What managed IT services are not
Managed services are not the same as hiring a full internal IT department, although they can supplement one. They are also not a magic solution where every business gets the exact same package.
Some companies need comprehensive support across every workstation, server, and location. Others need help with a narrower set of responsibilities such as cybersecurity, backup management, cloud support, or network oversight. A business that runs events may also need a partner that understands temporary internet, WiFi deployment, and communications infrastructure, not just office desktops.
That is why the best approach is usually tailored. The right service model depends on your size, industry, risk tolerance, internal capabilities, and how costly downtime is for your operation.
Who benefits most from managed IT services?
Organizations with 10 to 200 employees often see the clearest benefit because they rely heavily on technology but do not always have enough internal staff to manage it well. Office managers and operations teams are frequently left coordinating internet issues, printer problems, phone vendors, software questions, and security concerns on top of their actual jobs.
Managed services remove much of that burden.
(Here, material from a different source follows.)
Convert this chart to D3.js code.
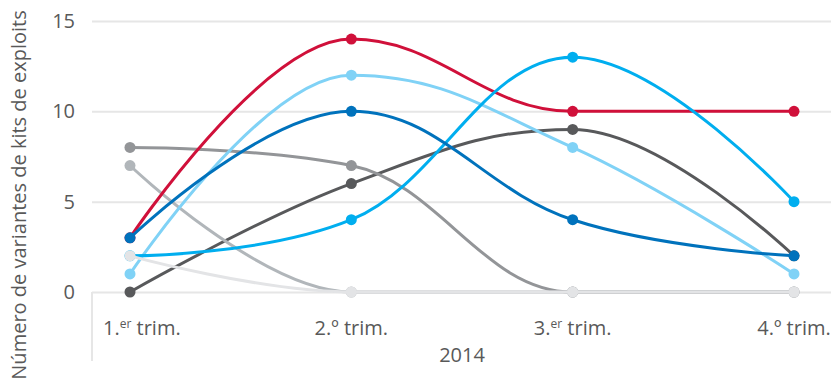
<!DOCTYPE html>
<html>
<head>
<meta charset="utf-8">
<script src="https://cdn.jsdelivr.net/npm/d3@7"></script>
<style>
  body { margin: 0; background: #fff; }
  text { font-family: "Open Sans", sans-serif; fill: #595959; }
</style>
</head>
<body>
<div class="chart"></div>
<script>
var svgWidth = 831;
var svgHeight = 386;

// data
var quarters = ['1.er trim.', '2.º trim.', '3.er trim.', '4.º trim.'];
var quarterMain = ['1.', '2.º', '3.', '4.º'];
var quarterSup = ['er', '', 'er', ''];
var yearLabel = '2014';
var yTicks = [0, 5, 10, 15];

var darkGray = [0, 6, 9, 2];
var midGray = [8, 7, 0, 0];
var lightGray = [7, 0, 0, 0];
var red = [3, 14, 10, 10];
var lightBlue = [1, 12, 8, 1];
var cyan = [2, 4, 13, 5];
var darkBlue = [3, 10, 4, 2];
var paleGray = [2, 0, 0, 0];

var series = [
  { values: darkGray, color: '#58595b' },
  { values: midGray, color: '#939598' },
  { values: lightGray, color: '#b1b6ba' },
  { values: red, color: '#d0103a' },
  { values: lightBlue, color: '#80d2f6' },
  { values: cyan, color: '#00aeef' },
  { values: darkBlue, color: '#0072bc' },
  { values: paleGray, color: '#e3e4e6' }
];

var plotLeft = 92;
var plotRight = 831;

var x = d3.scalePoint().domain(quarters).range([130, 794]);
var y = d3.scaleLinear().domain([0, 15]).range([292, 21]);

// spline like the original tool: control points with smoothing and no false extremes
function HighSpline(context) { this._context = context; }
HighSpline.prototype = {
  areaStart: function() { this._line = 0; },
  areaEnd: function() { this._line = NaN; },
  lineStart: function() { this._pts = []; },
  point: function(px, py) { this._pts.push([+px, +py]); },
  lineEnd: function() {
    var p = this._pts, ctx = this._context, n = p.length;
    if (!n) return;
    var smoothing = 1.5, denom = smoothing + 1;
    var ctrl = p.map(function() { return null; });
    for (var i = 1; i < n - 1; i++) {
      var px = p[i][0], py = p[i][1];
      var lx = p[i - 1][0], ly = p[i - 1][1];
      var nx = p[i + 1][0], ny = p[i + 1][1];
      var lcx = (smoothing * px + lx) / denom, lcy = (smoothing * py + ly) / denom;
      var rcx = (smoothing * px + nx) / denom, rcy = (smoothing * py + ny) / denom;
      var corr = 0;
      if (rcx !== lcx) corr = ((rcy - lcy) * (rcx - px)) / (rcx - lcx) + py - rcy;
      lcy += corr; rcy += corr;
      if (lcy > ly && lcy > py) { lcy = Math.max(ly, py); rcy = 2 * py - lcy; }
      else if (lcy < ly && lcy < py) { lcy = Math.min(ly, py); rcy = 2 * py - lcy; }
      if (rcy > ny && rcy > py) { rcy = Math.max(ny, py); lcy = 2 * py - rcy; }
      else if (rcy < ny && rcy < py) { rcy = Math.min(ny, py); lcy = 2 * py - rcy; }
      ctrl[i] = { l: [lcx, lcy], r: [rcx, rcy] };
    }
    ctx.moveTo(p[0][0], p[0][1]);
    for (var j = 1; j < n; j++) {
      var c1 = ctrl[j - 1] ? ctrl[j - 1].r : p[j - 1];
      var c2 = ctrl[j] ? ctrl[j].l : p[j];
      ctx.bezierCurveTo(c1[0], c1[1], c2[0], c2[1], p[j][0], p[j][1]);
    }
  }
};
function curveHighSpline(context) { return new HighSpline(context); }

var svg = d3.select('.chart')
  .append('svg')
  .attr('width', svgWidth)
  .attr('height', svgHeight);

// grid + y ticks
var yAxis = d3.axisLeft(y)
  .tickValues(yTicks)
  .tickSize(-(plotRight - plotLeft))
  .tickPadding(17);

var gy = svg.append('g')
  .attr('transform', 'translate(' + plotLeft + ',0)')
  .call(yAxis);
gy.select('.domain').remove();
gy.selectAll('.tick line').attr('stroke', '#e6e6e6').attr('stroke-width', 2);
gy.selectAll('.tick text')
  .style('font-size', '20px')
  .style('fill', '#595959');

// category frame
svg.append('line')
  .attr('x1', plotLeft).attr('x2', plotLeft)
  .attr('y1', y(0)).attr('y2', 361)
  .attr('stroke', '#e6e6e6').attr('stroke-width', 2);

// category labels
var cats = svg.append('g');
quarters.forEach(function(q, i) {
  var t = cats.append('text')
    .attr('x', i === 0 ? 103 : x(q))
    .attr('y', 335)
    .attr('text-anchor', i === 0 ? 'start' : 'middle')
    .style('font-size', '20px');
  t.append('tspan').text(quarterMain[i]);
  if (quarterSup[i]) {
    t.append('tspan').attr('dy', -7).style('font-size', '12px').text(quarterSup[i]);
    t.append('tspan').attr('dy', 7).text(' trim.');
  } else {
    t.append('tspan').text(' trim.');
  }
});

svg.append('text')
  .attr('x', (x(quarters[1]) + x(quarters[2])) / 2)
  .attr('y', 362)
  .attr('text-anchor', 'middle')
  .style('font-size', '20px')
  .text(yearLabel);

// y axis title
svg.append('text')
  .attr('transform', 'translate(26,' + 195 + ') rotate(-90)')
  .attr('text-anchor', 'middle')
  .style('font-size', '20px')
  .text('Número de variantes de kits de exploits');

// lines
var line = d3.line()
  .x(function(d, i) { return x(quarters[i]); })
  .y(function(d) { return y(d); })
  .curve(curveHighSpline);

var chart = svg.append('g');

series.forEach(function(s) {
  var g = chart.append('g');
  g.append('path')
    .attr('d', line(s.values))
    .attr('fill', 'none')
    .attr('stroke', s.color)
    .attr('stroke-width', 3);
  g.selectAll('circle')
    .data(s.values)
    .enter()
    .append('circle')
    .attr('cx', function(d, i) { return x(quarters[i]); })
    .attr('cy', function(d) { return y(d); })
    .attr('r', 5.5)
    .attr('fill', s.color);
});
</script>
</body>
</html>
They are also a strong fit for multi-location businesses, companies with remote or hybrid employees, and organizations that need dependable support outside normal business hours.
If your business uses cloud apps, VoIP phones, shared files, on-site networking, security cameras, and backup systems, you already have an environment complex enough to require ongoing oversight. Waiting until something breaks is usually the more expensive option.
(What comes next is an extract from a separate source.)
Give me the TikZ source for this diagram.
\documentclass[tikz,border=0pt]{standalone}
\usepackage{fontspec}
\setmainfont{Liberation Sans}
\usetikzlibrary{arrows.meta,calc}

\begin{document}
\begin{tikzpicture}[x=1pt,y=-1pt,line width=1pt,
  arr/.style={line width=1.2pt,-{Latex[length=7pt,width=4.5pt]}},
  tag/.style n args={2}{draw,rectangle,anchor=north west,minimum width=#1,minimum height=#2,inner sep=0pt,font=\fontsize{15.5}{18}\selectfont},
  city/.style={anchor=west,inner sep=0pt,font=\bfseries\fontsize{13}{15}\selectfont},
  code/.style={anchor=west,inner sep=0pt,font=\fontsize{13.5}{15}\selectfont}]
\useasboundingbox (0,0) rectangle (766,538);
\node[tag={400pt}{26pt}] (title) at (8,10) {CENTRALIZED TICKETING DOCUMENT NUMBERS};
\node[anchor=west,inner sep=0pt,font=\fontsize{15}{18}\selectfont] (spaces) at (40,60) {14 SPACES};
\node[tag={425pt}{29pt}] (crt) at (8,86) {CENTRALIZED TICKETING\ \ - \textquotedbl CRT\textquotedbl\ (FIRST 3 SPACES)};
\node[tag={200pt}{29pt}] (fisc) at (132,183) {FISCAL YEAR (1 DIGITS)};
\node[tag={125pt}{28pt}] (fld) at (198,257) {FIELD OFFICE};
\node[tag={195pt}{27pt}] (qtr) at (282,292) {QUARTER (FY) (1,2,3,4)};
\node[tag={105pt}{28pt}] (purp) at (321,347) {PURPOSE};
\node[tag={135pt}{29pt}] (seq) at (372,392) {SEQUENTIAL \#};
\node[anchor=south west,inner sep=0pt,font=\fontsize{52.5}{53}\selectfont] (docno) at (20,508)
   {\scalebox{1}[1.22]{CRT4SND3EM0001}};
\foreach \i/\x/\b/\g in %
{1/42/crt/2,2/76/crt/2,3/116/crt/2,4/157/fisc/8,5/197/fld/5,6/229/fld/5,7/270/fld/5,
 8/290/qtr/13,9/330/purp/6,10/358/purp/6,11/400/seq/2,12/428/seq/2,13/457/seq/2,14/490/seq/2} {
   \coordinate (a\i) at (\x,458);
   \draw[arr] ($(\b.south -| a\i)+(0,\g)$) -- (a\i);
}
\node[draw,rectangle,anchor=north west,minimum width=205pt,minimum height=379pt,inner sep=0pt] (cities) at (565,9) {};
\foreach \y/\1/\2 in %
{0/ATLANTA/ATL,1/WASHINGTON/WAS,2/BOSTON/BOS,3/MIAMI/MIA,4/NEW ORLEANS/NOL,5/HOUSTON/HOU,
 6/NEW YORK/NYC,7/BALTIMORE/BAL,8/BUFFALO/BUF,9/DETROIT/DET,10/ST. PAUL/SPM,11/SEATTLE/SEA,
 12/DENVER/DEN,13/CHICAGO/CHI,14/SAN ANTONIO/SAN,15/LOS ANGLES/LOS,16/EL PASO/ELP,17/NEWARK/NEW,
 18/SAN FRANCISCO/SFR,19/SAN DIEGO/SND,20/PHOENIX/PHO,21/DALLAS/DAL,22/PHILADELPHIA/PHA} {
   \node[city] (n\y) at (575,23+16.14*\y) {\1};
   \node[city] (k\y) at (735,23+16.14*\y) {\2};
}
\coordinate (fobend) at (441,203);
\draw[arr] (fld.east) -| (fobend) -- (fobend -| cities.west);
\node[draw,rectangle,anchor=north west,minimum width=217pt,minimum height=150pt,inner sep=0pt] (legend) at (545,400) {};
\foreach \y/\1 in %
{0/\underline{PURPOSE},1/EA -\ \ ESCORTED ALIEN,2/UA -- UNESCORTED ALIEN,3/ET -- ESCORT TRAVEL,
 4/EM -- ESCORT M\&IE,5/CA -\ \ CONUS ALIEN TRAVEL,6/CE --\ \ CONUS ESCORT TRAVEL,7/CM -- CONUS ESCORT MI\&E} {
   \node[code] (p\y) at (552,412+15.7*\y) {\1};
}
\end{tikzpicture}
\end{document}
How to evaluate a managed IT provider
When comparing providers, do not focus only on price. The cheaper agreement is not a savings if response times are slow, security is weak, or the provider has limited ownership over the systems you depend on.
Ask what is included in monitoring, patching, support, backup oversight, and after-hours response. Ask whether they handle onsite service, how they document your environment, and how they approach planning and recommendations. If your business depends on phones, connectivity, surveillance, or event infrastructure, ask whether those services are supported directly or handed off to outside vendors.
That last point matters more than many buyers realize. The more fragmented your support model is, the harder it becomes to resolve problems quickly. A provider with end-to-end responsibility can usually move faster because they are not waiting on five different third parties to sort out ownership.
For that reason, many South Florida businesses look for a local partner that can respond remotely when possible and be onsite when needed. CompuSOURCE is one example of that model, combining managed IT support with communications, connectivity, backup, and infrastructure services under one roof.
What are managed IT services worth to your business?
The answer depends on what downtime costs you now. If your team loses billable hours to recurring issues, if backups are inconsistent, if security responsibilities are unclear, or if your phone and internet vendors blame each other every time service drops, managed services can pay for themselves by reducing disruption alone.
There is also a leadership benefit that is harder to measure but easy to feel. When someone is actively watching your environment, documenting it, maintaining it, and responding with urgency, technology becomes easier to trust. That confidence helps businesses move faster, whether they are opening a new office, supporting a major event, adding staff, or tightening security controls.
The right managed IT relationship should make your operation calmer, not more complicated. If your current setup feels like a patchwork of fixes, contracts, and unanswered questions, that is usually the clearest sign it is time for a more accountable support model.